AuthorsLázaro Lafuente, Luis Alberto
IdentifiersPermanent link (URI): http://hdl.handle.net/10017/6893
Atlantis: Revista de la Asociación Española de Estudios Anglo-Norteamericanos. 2000, vol. 22/1, p. 121-131
Although some critics had repeatedly trumpeted the death of English satire in the first three quarters of the twentieth century, the frequency with wich the satiric note is sounded in recent fiction is extremely significant. In a period marked by the decline of the British Empire, a greater public awareness about civil rights, the strengthening of the feminist movement, and the fall of the Berlin wall, politics still draws the attention of contemporary British satirists. Julian Barnes's novel The Porcupine (1992) is an excellent example, with its acute satire on the current downfall of Eastern European regimes. On its publication, however, this book received extensive hostile attention from critics and reviewers on several grounds, including its "uncommitted quality", its flat characters and its sombre tone.
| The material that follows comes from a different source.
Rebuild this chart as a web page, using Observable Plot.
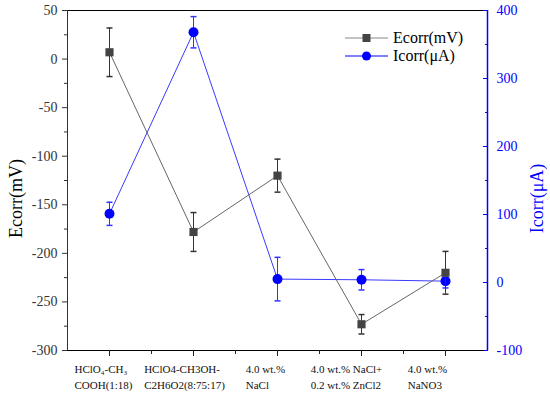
<!DOCTYPE html>
<html><head><meta charset="utf-8">
<script src="https://cdn.jsdelivr.net/npm/d3@7"></script>
<script src="https://cdn.jsdelivr.net/npm/@observablehq/plot@0.6"></script>
<style>
body{margin:0;background:#fff;}
#wrap{position:relative;width:550px;height:395px;background:#fff;}
#wrap svg text{font-family:"Liberation Serif",serif !important;}
.leg{position:absolute;left:345px;display:flex;align-items:center;font:16px "Liberation Serif",serif;color:#000;height:18px;}
.leg svg{margin-right:4px;}
</style></head><body><div id="wrap"></div>
<script>
const categories = ["HClO₄-CH₃\nCOOH(1:18)", "HClO4-CH3OH-\nC2H6O2(8:75:17)", "4.0 wt.%\nNaCl", "4.0 wt.% NaCl+\n0.2 wt.% ZnCl2", "4.0 wt.%\nNaNO3"];
const ecorr = [7, -178, -120, -273, -220];
const ecorrErr = [25, 20, 17, 10, 22];
const icorr = [101, 368, 5, 4, 2];
const icorrErr = [17, 23, 32, 15, 10];
const ecorrTicks = [-300, -250, -200, -150, -100, -50, 0, 50];
const icorrTicks = [-100, 0, 100, 200, 300, 400];
const seriesNames = ["Ecorr(mV)", "Icorr(μA)"];

const eDomain = [-300, 50], iDomain = [-100, 400];
const toE = v => eDomain[0] + (v - iDomain[0]) * (eDomain[1] - eDomain[0]) / (iDomain[1] - iDomain[0]);
const fromE = e => iDomain[0] + (e - eDomain[0]) * (iDomain[1] - iDomain[0]) / (eDomain[1] - eDomain[0]);
const idx = d3.range(categories.length);
const X = i => i + 1;
const cap = {draw(ctx, size) { const r = Math.sqrt(size / Math.PI); ctx.moveTo(-r, 0); ctx.lineTo(r, 0); }};

const cvs = document.createElement("canvas").getContext("2d");
cvs.font = "11px 'Liberation Serif'";
const labelMarks = idx.map(i => {
  const w = d3.max(categories[i].split("\n"), s => cvs.measureText(s).width);
  return Plot.text([i], {x: X, text: d => categories[d], frameAnchor: "bottom", textAnchor: "start", lineAnchor: "top",
    dy: 11, dx: -w / 2 - 6 - 3 * i, fontSize: 11, lineHeight: 1.45, fill: "#111"});
});

const blue = "#0000ff";
const chart = Plot.plot({
  width: 550, height: 395,
  marginLeft: 67, marginRight: 63, marginTop: 10, marginBottom: 45,
  style: {fontFamily: "Liberation Serif", fontSize: "14px", background: "#fff"},
  x: {domain: [0.5, 5.5]},
  y: {domain: eDomain},
  marks: [
    Plot.ruleY([eDomain[1]], {stroke: "#000"}),
    Plot.ruleY([eDomain[0]], {stroke: "#000"}),
    Plot.ruleX([0.5], {stroke: "#333"}),
    Plot.ruleX([5.5], {stroke: blue, strokeWidth: 1.5}),
    Plot.axisY({anchor: "left", ticks: ecorrTicks, tickFormat: d => String(d), tickSize: 5, tickPadding: 5, color: "#333", fontSize: 14, label: null}),
    Plot.axisY({anchor: "left", ticks: d3.range(-275, 50, 50), tickSize: 3, tickFormat: () => "", color: "#333", label: null}),
    Plot.axisY({anchor: "right", ticks: icorrTicks.map(toE), tickFormat: e => String(Math.round(fromE(e))), tickSize: -5, tickPadding: 14, color: blue, fontSize: 14, label: null}),
    Plot.axisY({anchor: "right", ticks: d3.range(-50, 400, 100).map(toE), tickFormat: () => "", tickSize: -3, tickPadding: 6, color: blue, label: null}),
    Plot.axisX({ticks: [1, 2, 3, 4, 5], tickSize: 6, tickFormat: () => "", label: null, color: "#222"}),
    Plot.axisX({ticks: [1.5, 2.5, 3.5, 4.5], tickSize: 4, tickFormat: () => "", label: null, color: "#222"}),
    ...labelMarks,
    Plot.text([seriesNames[0]], {frameAnchor: "left", textAnchor: "middle", lineAnchor: "middle", rotate: -90, dx: -51, dy: 18, fontSize: 18, fill: "#000"}),
    Plot.text([seriesNames[1]], {frameAnchor: "right", textAnchor: "middle", lineAnchor: "middle", rotate: -90, dx: 50, dy: 18, fontSize: 18, fill: blue}),
    // Icorr
    Plot.line(idx, {x: X, y: i => toE(icorr[i]), stroke: "#3a3aff", strokeWidth: 1}),
    Plot.ruleX(idx, {x: X, y1: i => toE(icorr[i] - icorrErr[i]), y2: i => toE(icorr[i] + icorrErr[i]), stroke: "#3333ff"}),
    Plot.dot(idx, {x: X, y: i => toE(icorr[i] - icorrErr[i]), symbol: cap, r: 3, stroke: "#3333ff"}),
    Plot.dot(idx, {x: X, y: i => toE(icorr[i] + icorrErr[i]), symbol: cap, r: 3, stroke: "#3333ff"}),
    Plot.dot(idx, {x: X, y: i => toE(icorr[i]), r: 5, fill: blue, stroke: "none"}),
    // Ecorr
    Plot.line(idx, {x: X, y: i => ecorr[i], stroke: "#666", strokeWidth: 1}),
    Plot.ruleX(idx, {x: X, y1: i => ecorr[i] - ecorrErr[i], y2: i => ecorr[i] + ecorrErr[i], stroke: "#333"}),
    Plot.dot(idx, {x: X, y: i => ecorr[i] - ecorrErr[i], symbol: cap, r: 3, stroke: "#333"}),
    Plot.dot(idx, {x: X, y: i => ecorr[i] + ecorrErr[i], symbol: cap, r: 3, stroke: "#333"}),
    Plot.dot(idx, {x: X, y: i => ecorr[i], symbol: "square", r: 4.6, fill: "#444", stroke: "none"})
  ]
});
const wrap = document.getElementById("wrap");
wrap.appendChild(chart);
const legendItems = [
  {name: seriesNames[0], line: "#888", fill: "#444", shape: "square", top: 29},
  {name: seriesNames[1], line: "#0000ff", fill: "#0000ff", shape: "circle", top: 47}
];
for (const it of legendItems) {
  const d = document.createElement("div");
  d.className = "leg";
  d.style.top = it.top + "px";
  const marker = it.shape === "square"
    ? `<rect x="17.5" y="5" width="8" height="8" fill="${it.fill}"/>`
    : `<circle cx="21.5" cy="9" r="4.5" fill="${it.fill}"/>`;
  d.innerHTML = `<svg width="44" height="18"><line x1="0" x2="43" y1="9" y2="9" stroke="${it.line}" stroke-width="1.2"/>${marker}</svg><span>${it.name}</span>`;
  wrap.appendChild(d);
}
</script></body></html>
This paper seeks to dispute the negative critical response to The Porcupine by considering this novel within the tradition of British political satire and the draw attention to the author's proper use of conventional satiric strategies, such as caricature, fantasy, irony and detachment, rhetorical devices on which he relies to show the shortcomings and corruption of a Communist country in its transition to a capitalist-democratic state.